Part of the problem comes down to the nature of the movement, and part of it comes down to the lack of willingness among Republican political leaders like Trump and hangers-on like House Minority Leader Rep. Kevin McCarthy (R-CA) to admit that they lied about the election result.
Separately, conspiracy theories like QAnon which overlap with the budding pro-Trump extremist movement could only serve to inculcate people from reality.
“Sending a fact check isn’t going to do anything because this is an identity for them, you’re not just battling a belief, you’re battling entire worldviews,” said Joseph Uscinski, a political scientist at the University of Miami who studies conspiracy theories.
That makes it very difficult to identify people who have credibility in the far-right and who recognize the need to talk people back into reality.
“It’s a catch-22 where it’s someone who has to be so trusted by Trump supporters but also against Trump in a way,” Greer, the former DHS countering violent extremism official, said. “That’s a very difficult line to walk.”
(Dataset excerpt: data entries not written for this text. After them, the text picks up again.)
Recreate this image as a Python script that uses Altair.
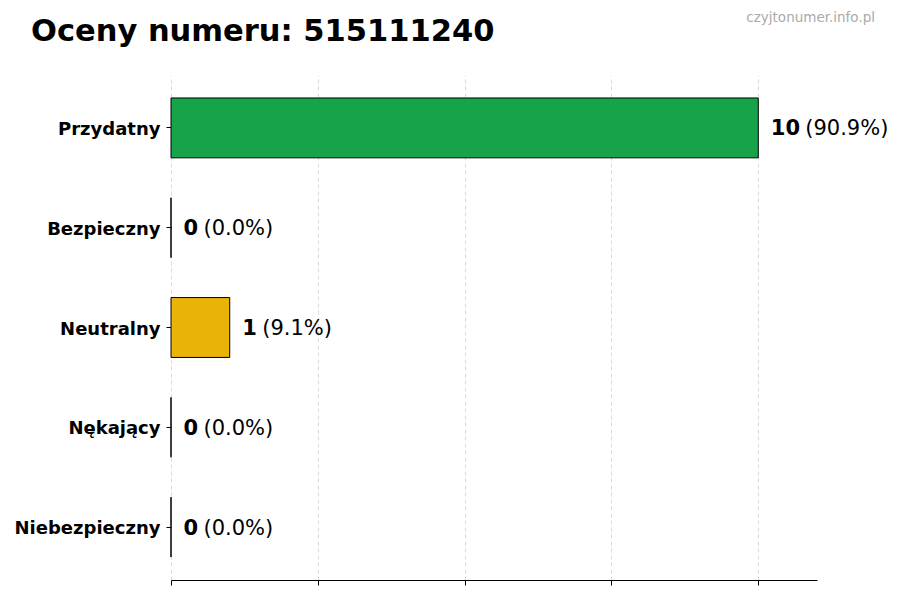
import altair as alt
import pandas as pd

categories = ["Przydatny", "Bezpieczny", "Neutralny", "Nękający", "Niebezpieczny"]
counts = [10, 0, 1, 0, 0]
percents = [90.9, 0.0, 9.1, 0.0, 0.0]
bar_colors = ["#17a34a", "#3b82f6", "#eab308", "#f97316", "#dc2626"]
x_ticks = [0, 2.5, 5, 7.5, 10]
title_text = "Oceny numeru: 515111240"
watermark = "czyjtonumer.info.pl"

df = pd.DataFrame({
    "cat": categories,
    "count": counts,
    "pct": [f"({p:.1f}%)" for p in percents],
})
df["num"] = df["count"].astype(str)
df["ndig"] = df["num"].str.len()

FONT = "DejaVu Sans"
LBL = 21

y_enc = alt.Y("cat:N", sort=categories,
              scale=alt.Scale(paddingInner=0.4, paddingOuter=0.23),
              axis=alt.Axis(title=None, domain=False, ticks=True, tickSize=5,
                            tickColor="black", labelFont=FONT, labelFontSize=18,
                            labelFontWeight="bold", labelColor="black",
                            labelPadding=6, labelOffset=2, grid=False))
x_enc = alt.X("count:Q", scale=alt.Scale(domain=[0, 11], nice=False, zero=True),
              axis=alt.Axis(title=None, values=x_ticks, labels=False, tickSize=5,
                            tickColor="black", domainColor="black", domainWidth=1,
                            grid=True, gridColor="#d0d0d0", gridDash=[4, 3],
                            gridWidth=0.8))

base = alt.Chart(df)

bars = base.mark_bar(stroke="black", strokeWidth=1).encode(
    y=y_enc, x=x_enc,
    color=alt.Color("cat:N", scale=alt.Scale(domain=categories, range=bar_colors), legend=None),
)

nums = base.mark_text(align="left", baseline="middle", dx=12.5, dy=1.5, font=FONT,
                      fontSize=LBL, fontWeight="bold", color="black").encode(
    y=alt.Y("cat:N", sort=categories), x="count:Q", text="num:N")

pct1 = base.transform_filter("datum.ndig == 1").mark_text(
    align="left", baseline="middle", dx=32.5, dy=1.5, font=FONT, fontSize=LBL,
    color="black").encode(y=alt.Y("cat:N", sort=categories), x="count:Q", text="pct:N")

pct2 = base.transform_filter("datum.ndig == 2").mark_text(
    align="left", baseline="middle", dx=47, dy=1.5, font=FONT, fontSize=LBL,
    color="black").encode(y=alt.Y("cat:N", sort=categories), x="count:Q", text="pct:N")

wm = alt.Chart(pd.DataFrame({"w": [watermark]})).mark_text(
    align="right", baseline="middle", font=FONT, fontSize=13.5, color="#aaaaaa").encode(
    text="w:N", x=alt.value(704), y=alt.value(-57))

ttl = alt.Chart(pd.DataFrame({"t": [title_text]})).mark_text(
    align="left", baseline="alphabetic", font=FONT, fontSize=30.5, fontWeight="bold",
    color="black").encode(text="t:N", x=alt.value(-140), y=alt.value(-34))

chart = alt.layer(bars, nums, pct1, pct2, wm, ttl).properties(
    width=646, height=505,
    autosize=alt.AutoSizeParams(type="none"),
    padding={"left": 163, "top": 67, "right": 75, "bottom": 12},
    background="white",
).configure_view(stroke=None)

chart.save("out.html", embed_options={"renderer": "svg", "actions": False})
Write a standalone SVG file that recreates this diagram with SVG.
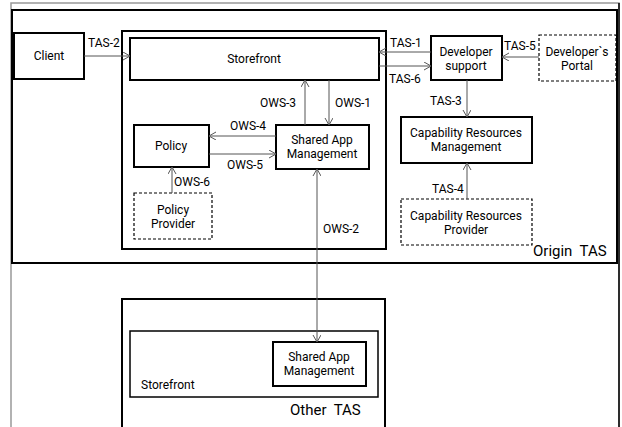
<svg xmlns="http://www.w3.org/2000/svg" width="622" height="427" viewBox="0 0 622 427">
<style>
text{font-family:Roboto,"Liberation Sans",sans-serif;font-size:12px;fill:#000}
.c{text-anchor:middle}
.big{font-size:15px}
.box{fill:#fff;stroke:#000;stroke-width:2}
.thin{fill:#fff;stroke:#000;stroke-width:1.5}
.dash{fill:#fff;stroke:#000;stroke-width:1.2;stroke-dasharray:3,2}
.ln{stroke:#555;stroke-width:1;fill:none}
</style>
<defs>
<marker id="ah" markerWidth="10" markerHeight="10" refX="7" refY="4" orient="auto" markerUnits="userSpaceOnUse">
<path d="M0,0 L7,4 L0,8" fill="none" stroke="#555" stroke-width="1"/>
</marker>
<marker id="as" markerWidth="10" markerHeight="10" refX="0" refY="4" orient="auto" markerUnits="userSpaceOnUse">
<path d="M7,0 L0,4 L7,8" fill="none" stroke="#555" stroke-width="1"/>
</marker>
</defs>
<rect width="622" height="427" fill="#fff"/>
<g id="frame">
<path d="M11,430 V3 H619 V430" fill="none" stroke="#999" stroke-width="1.5"/>
<path d="M619,3 V430" stroke="#000" stroke-width="1.5"/>
</g>
<g id="origin-tas">
<rect class="box" x="12" y="10" width="605" height="253"/>
<text class="big" x="533" y="256">Origin&#160; TAS</text>
</g>
<g id="origin-container">
<rect class="box" x="122" y="31" width="264" height="218"/>
</g>
<g id="client"><rect class="box" x="14" y="33" width="70" height="46"/><text class="c" x="49" y="60">Client</text></g>
<g id="storefront"><rect class="box" x="130" y="38" width="249" height="42"/><text class="c" x="254" y="63">Storefront</text></g>
<g id="shared-app"><rect class="box" x="276" y="125" width="93" height="44"/><text class="c" x="322" y="144">Shared App</text><text class="c" x="322" y="158">Management</text></g>
<g id="policy"><rect class="box" x="134" y="125" width="75" height="42"/><text class="c" x="171" y="150">Policy</text></g>
<g id="policy-provider"><rect class="dash" x="134" y="193" width="78" height="46"/><text class="c" x="173" y="214">Policy</text><text class="c" x="173" y="228">Provider</text></g>
<g id="developer-support"><rect class="box" x="431" y="36" width="71" height="44"/><text class="c" x="466" y="56">Developer</text><text class="c" x="466" y="70">support</text></g>
<g id="developer-portal"><rect class="dash" x="539" y="35" width="77" height="46"/><text class="c" x="577" y="56">Developer`s</text><text class="c" x="577" y="70">Portal</text></g>
<g id="cap-mgmt"><rect class="box" x="401" y="117" width="131" height="46"/><text class="c" x="466" y="137">Capability Resources</text><text class="c" x="466" y="151">Management</text></g>
<g id="cap-provider"><rect class="dash" x="401" y="199" width="131" height="46"/><text class="c" x="466" y="220">Capability Resources</text><text class="c" x="466" y="234">Provider</text></g>
<g id="other-tas">
<path class="box" d="M122,430 V299 H385 V430" fill="none"/>
<text class="big" x="290" y="415">Other&#160; TAS</text>
</g>
<g id="other-storefront"><rect class="thin" x="130" y="331" width="248" height="66"/><text x="141" y="389">Storefront</text></g>
<g id="other-shared-app"><rect class="box" x="273" y="342" width="93" height="44"/><text class="c" x="319" y="361">Shared App</text><text class="c" x="319" y="375">Management</text></g>
<g id="connectors">
<line class="ln" x1="84" y1="56" x2="130" y2="56" marker-end="url(#ah)"/>
<line class="ln" x1="305" y1="125" x2="305" y2="80" marker-end="url(#ah)"/>
<line class="ln" x1="329" y1="80" x2="329" y2="125" marker-end="url(#ah)"/>
<line class="ln" x1="276" y1="136" x2="209" y2="136" marker-end="url(#ah)"/>
<line class="ln" x1="209" y1="154" x2="276" y2="154" marker-end="url(#ah)"/>
<line class="ln" x1="172" y1="193" x2="172" y2="167" marker-end="url(#ah)"/>
<line class="ln" x1="317" y1="169" x2="317" y2="342" marker-start="url(#as)" marker-end="url(#ah)"/>
<line class="ln" x1="431" y1="52" x2="379" y2="52" marker-end="url(#ah)"/>
<line class="ln" x1="379" y1="66" x2="431" y2="66" marker-end="url(#ah)"/>
<line class="ln" x1="539" y1="57" x2="502" y2="57" marker-end="url(#ah)"/>
<line class="ln" x1="467" y1="80" x2="467" y2="117" marker-end="url(#ah)"/>
<line class="ln" x1="467" y1="199" x2="467" y2="163" marker-end="url(#ah)"/>
<text x="88" y="47">TAS-2</text>
<text x="260" y="107">OWS-3</text>
<text x="335" y="107">OWS-1</text>
<text x="230" y="130">OWS-4</text>
<text x="227" y="169">OWS-5</text>
<text x="174" y="186">OWS-6</text>
<text x="323" y="233">OWS-2</text>
<text x="390" y="47">TAS-1</text>
<text x="389" y="83">TAS-6</text>
<text x="504" y="50">TAS-5</text>
<text x="430" y="105">TAS-3</text>
<text x="432" y="193">TAS-4</text>
</g>
</svg>
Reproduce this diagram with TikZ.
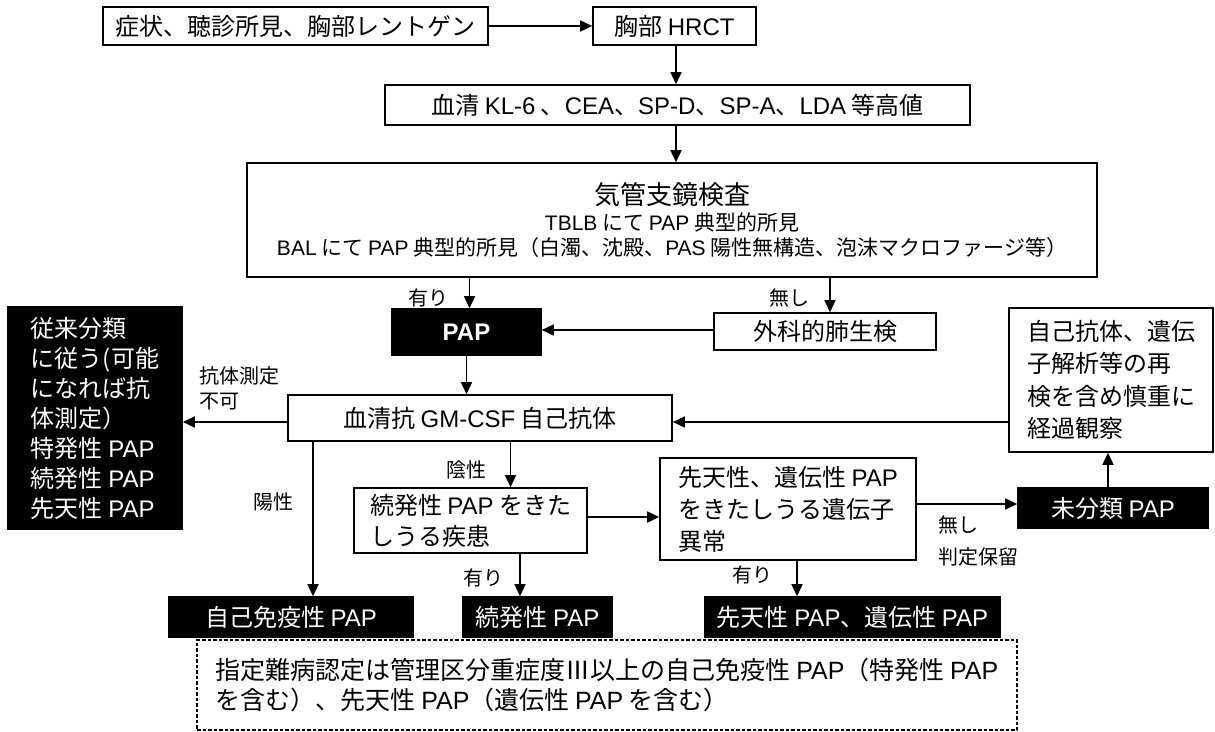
\documentclass[tikz,border=0pt]{standalone}
\usepackage{fontspec}
\setmainfont{Noto Sans CJK JP}
\newfontfamily\latfont{Liberation Sans}
\newcommand{\lat}[1]{{\latfont #1}}
\usetikzlibrary{arrows.meta}
\begin{document}
\begin{tikzpicture}[x=1pt,y=-1pt,
  box/.style={draw, line width=1.6pt, inner sep=0pt, font=\fontsize{24}{30}\selectfont, align=center},
  bbox/.style={box, fill=black, text=white},
  lbl/.style={font=\fontsize{20}{25}\selectfont, inner sep=0pt, align=left},
  arr/.style={line width=1.6pt, -{Triangle[length=12pt,width=11pt]}},
  note/.style={draw, line width=1.1pt, dash pattern=on 3.5pt off 2pt, inner sep=0pt, font=\fontsize{25}{30}\selectfont, align=left}]
\useasboundingbox (0,0) rectangle (1215,731);

% top chain
\node[box, minimum width=385pt, minimum height=38pt] (n1) at (295.5,26) {症状、聴診所見、胸部レントゲン};
\node[box, minimum width=163pt, minimum height=38pt] (n2) at (674.5,26) {胸部 \lat{HRCT}};
\node[box, minimum width=585pt, minimum height=40pt] (n3) at (677.5,105) {血清 \lat{KL-6} 、\lat{CEA}、\lat{SP-D}、\lat{SP-A}、\lat{LDA} 等高値};
\node[box, minimum width=850pt, minimum height=114pt, font=\fontsize{21}{25}\selectfont] (n4) at (672,220)
  {{\fontsize{26}{25}\selectfont 気管支鏡検査}\\[1pt]
   \lat{TBLB} にて \lat{PAP} 典型的所見\\
   \lat{BAL} にて \lat{PAP} 典型的所見（白濁、沈殿、\lat{PAS} 陽性無構造、泡沫マクロファージ等）};

\draw[arr] (n1) -- (n2);
\draw[arr] ([xshift=1.5pt]n2.south) -- ([xshift=1.5pt]n2.south |- n3.north);
\draw[arr] ([xshift=1.5pt]n2.south |- n3.south) -- ([xshift=1.5pt]n2.south |- n4.north);

% PAP row
\node[bbox, minimum width=149pt, minimum height=46pt, font=\fontsize{24}{30}\selectfont\bfseries] (pap) at (466.5,332) {\lat{PAP}};
\node[box, minimum width=222pt, minimum height=37pt] (geka) at (825,331.5) {外科的肺生検};
\draw[arr] ([xshift=3pt]pap.north |- n4.south) -- ([xshift=3pt]pap.north);
\draw[arr] ([xshift=5pt]geka.north |- n4.south) -- ([xshift=5pt]geka.north);
\node[lbl] (l1) at (428,298) {有り};
\node[lbl] (l2) at (789,298) {無し};
\draw[arr] ([yshift=1.5pt]geka.west) -- ([yshift=1.5pt]geka.west -| pap.east);

% left black box, GM-CSF row, right box
\node[bbox, minimum width=174pt, minimum height=222pt, align=left] (jurai) at (95,418)
  {従来分類\\に従う(可能\\になれば抗\\体測定）\\特発性 \lat{PAP}\\続発性 \lat{PAP}\\先天性 \lat{PAP}};
\node[box, minimum width=384pt, minimum height=46pt] (gm) at (480,418) {血清抗 \lat{GM-CSF} 自己抗体};
\node[box, minimum width=204pt, minimum height=144pt, align=left, font=\fontsize{24}{32.3}\selectfont] (jiko) at (1111,380)
  {自己抗体、遺伝\\子解析等の再\\検を含め慎重に\\経過観察};
\node[lbl, anchor=west] (l3) at (199,388) {抗体測定\\不可};
\draw[arr] (pap) -- (pap |- gm.north);
\draw[arr] ([yshift=-4pt]gm.west) -- ([yshift=-4pt]gm.west -| jurai.east);
\draw[arr] ([yshift=-4pt]jiko.west |- gm.east) -- ([yshift=-4pt]gm.east);

% lower middle
\node[box, minimum width=233pt, minimum height=65pt, align=left, font=\fontsize{24}{31}\selectfont] (zoku) at (470.5,520.5)
  {続発性 \lat{PAP} をきた\\しうる疾患};
\node[box, minimum width=256pt, minimum height=102pt, align=left, font=\fontsize{24}{32}\selectfont] (sen) at (788,509)
  {先天性、遺伝性 \lat{PAP}\\をきたしうる遺伝子\\異常};
\node[bbox, minimum width=190pt, minimum height=40pt] (mibun) at (1113,508) {未分類 \lat{PAP}};

% bottom results
\node[bbox, minimum width=244pt, minimum height=40pt] (ai) at (291,617) {自己免疫性 \lat{PAP}};
\node[bbox, minimum width=149pt, minimum height=40pt] (zb) at (537.5,617) {続発性 \lat{PAP}};
\node[bbox, minimum width=295pt, minimum height=40pt] (sb) at (852.5,617) {先天性 \lat{PAP}、遺伝性 \lat{PAP}};

\draw[arr] ([xshift=22pt]ai.north |- gm.south) -- ([xshift=22pt]ai.north);
\node[lbl] (l4) at (273,502) {陽性};
\draw[arr] ([xshift=40pt]zoku.north |- gm.south) -- ([xshift=40pt]zoku.north);
\node[lbl] (l5) at (466,470) {陰性};
\draw[arr] ([yshift=3.5pt]zoku.east) -- ([yshift=3.5pt]zoku.east -| sen.west);
\draw[arr] ([yshift=4pt]mibun.west -| sen.east) -- ([yshift=4pt]mibun.west);
\node[lbl, anchor=west] (l6) at (938,525) {無し};
\node[lbl, anchor=west] (l7) at (938,557) {判定保留};
\draw[arr] ([xshift=-5pt]mibun.north) -- ([xshift=-5pt]mibun.north |- jiko.south);
\draw[arr] ([xshift=-17.5pt]zb.north |- zoku.south) -- ([xshift=-17.5pt]zb.north);
\node[lbl] (l8) at (483,578) {有り};
\draw[arr] ([xshift=-55.5pt]sb.north |- sen.south) -- ([xshift=-55.5pt]sb.north);
\node[lbl] (l9) at (752,575) {有り};

% note
\node[note, minimum width=820pt, minimum height=90pt] (nt) at (607,685)
  {指定難病認定は管理区分重症度Ⅲ以上の自己免疫性 \lat{PAP}（特発性 \lat{PAP}\\を含む）、先天性 \lat{PAP}（遺伝性 \lat{PAP} を含む）};
\end{tikzpicture}
\end{document}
Jonathan Schroden, director of CNA’s Center for Stability and Development and a former adviser to the military on insurgencies, told TPM that Trump himself would likely present a problem over the coming months.
“I don’t think he is going to go quietly into the night,” Schroden said. “I think he’s going to continue to try and grab the spotlight and foment whatever kind of adulation he can and with that there are likely to come increases in fomented violent instability.”
Schroden also saw the situation through the prism of a latent civil war in the Republican Party between establishment figures who no longer have use for Trump and those committed to the former President. The crowd on Jan. 6, egged on by Trump and his enablers in Congress, wanted Mike Pence’s blood, after all.
“If you start to see mainstream Republican leaders drifting away from him in the months to come as he no longer has much to offer them, theres a chance that they can steer the party back away from him,” Schroden said.
But to Clarke, the threat was too pervasive for any one strategy to work.
“Where are the MAGA zealots? They’re my neighbors, they’re your neighbors. It’s not like they live in one area,” Clarke said. “There’s this stereotype that these people are all rubes and rednecks; these are people from all socioeconomic backgrounds that drank the kool aid: they believe the election was stolen.”